L’allemand Kontron quant à lui a profité d’Innotrans pour annoncer que son équipement TRACe, introduit sur le marché en 2014 et qui est une unité de calcul embarquée et durcie, a été retenu par la société d’ingénierie française CSIT, spécialisée dans la fourniture de systèmes de communication et d’information intégrés dans les transports.

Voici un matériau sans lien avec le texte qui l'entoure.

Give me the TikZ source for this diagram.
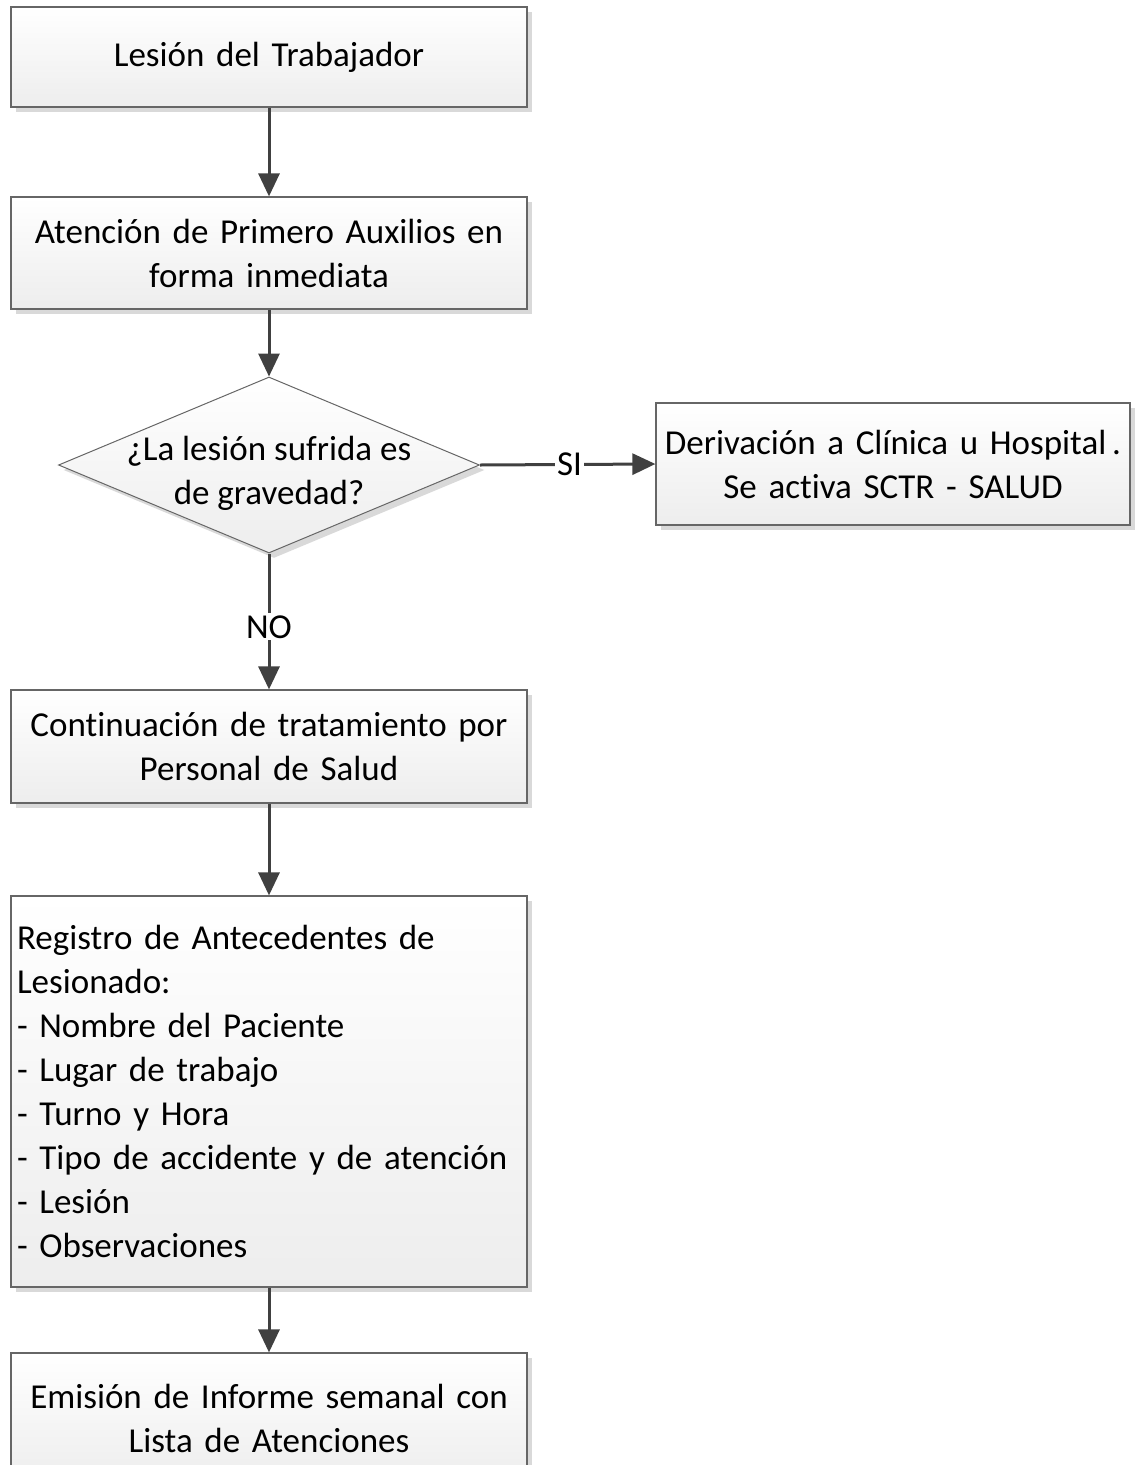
\documentclass[tikz,border=0pt]{standalone}
\usepackage{fontspec}
\setmainfont{Carlito}[Ligatures=NoCommon]
\usetikzlibrary{shapes.geometric,arrows.meta,shadows}

\tikzset{
    proc/.style={draw=black!60, line width=1.2pt, top color=white, bottom color=black!7,
        drop shadow={shadow xshift=5pt, shadow yshift=-5pt, fill=black!15, opacity=1},
        inner sep=6pt, align=center, text width=504pt},
    decision/.style={diamond, draw=black!60, line width=1pt, top color=white, bottom color=black!7,
        drop shadow={shadow xshift=5pt, shadow yshift=-5pt, fill=black!15, opacity=1},
        inner sep=0pt, minimum width=421pt, minimum height=176pt},
    flow/.style={draw=black!75, line width=3pt, -{Triangle[length=23pt,width=21pt]}},
    lbl/.style={fill=white, inner sep=2pt}
}

\begin{document}
\begin{tikzpicture}[x=1pt,y=-1pt,
        every node/.append style={font=\fontsize{35}{44}\selectfont}]
    \useasboundingbox (0,0) rectangle (1139,1465);
    %% main column
    \node[proc, minimum height=100pt] (lesion) at (269,57) {Lesión del Trabajador};
    \node[proc, minimum height=112pt] (aux) at (269,253) {Atención de Primero Auxilios en\\forma inmediata};
    \node[decision] (grave) at (269,465) {};
    \node[align=center] (gravetxt) at (269,473) {¿La lesión sufrida es\\de gravedad?};
    \node[proc, text width=462pt, minimum height=122pt] (deriv) at (893,464) {Derivación a Clínica u Hospital\,.\\Se activa SCTR - SALUD};
    \node[proc, minimum height=113pt] (cont) at (269,746.5) {Continuación de tratamiento por\\Personal de Salud};
    \node[proc, minimum height=391pt, align=left] (reg) at (269,1091.5) {Registro de Antecedentes de\\Lesionado:\\- Nombre del Paciente\\- Lugar de trabajo\\- Turno y Hora\\- Tipo de accidente y de atención\\- Lesión\\- Observaciones};
    \node[proc, minimum height=130pt] (inf) at (269,1418) {Emisión de Informe semanal con\\Lista de Atenciones};
    %% connectors
    \draw[flow] (lesion) -- (aux);
    \draw[flow] (aux) -- (grave.north);
    \draw[flow] (grave.east) -- node[lbl, pos=0.51] (si) {SI} (deriv.west);
    \draw[flow] (grave.south) -- node[lbl, pos=0.54] (no) {NO} (cont.north);
    \draw[flow] (cont) -- (reg);
    \draw[flow] (reg) -- (inf);
\end{tikzpicture}
\end{document}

Si l’Europe est au cœur des innovations dans le secteur ferroviaire, les autres parties du monde s’intéressent aussi de près au potentiel du train, capable de désengorger les voies routières tout en proposant une approche peu polluante. Côté fournisseurs de solutions de technologies de base non européens, c’est l’américain Artesyn qui s’illustre en apportant la certification SIL4 à sa plate-forme de sécurité ferroviaire sur étagère ControlSafe destinée à la conduite des trains et à la signalisation ferroviaire. Lancée officiellement en 2014, elle permet aux développeurs d'applications ferroviaires de réduire les délais de mise sur le marché de leurs équipements grâce à une certification SIL4 (Niveau d’intégrité de sécurité 4), d'ailleurs présentée sur Innotrans. L’idée sous-jacente étant ici de réduire significativement les délais de mise sur le marché sans s'exposer aux risques et aux coûts élevés potentiels liés au processus contraignant de développement et de certification de systèmes SIL4 dont la réalisation peut parfois s'étendre sur plusieurs années.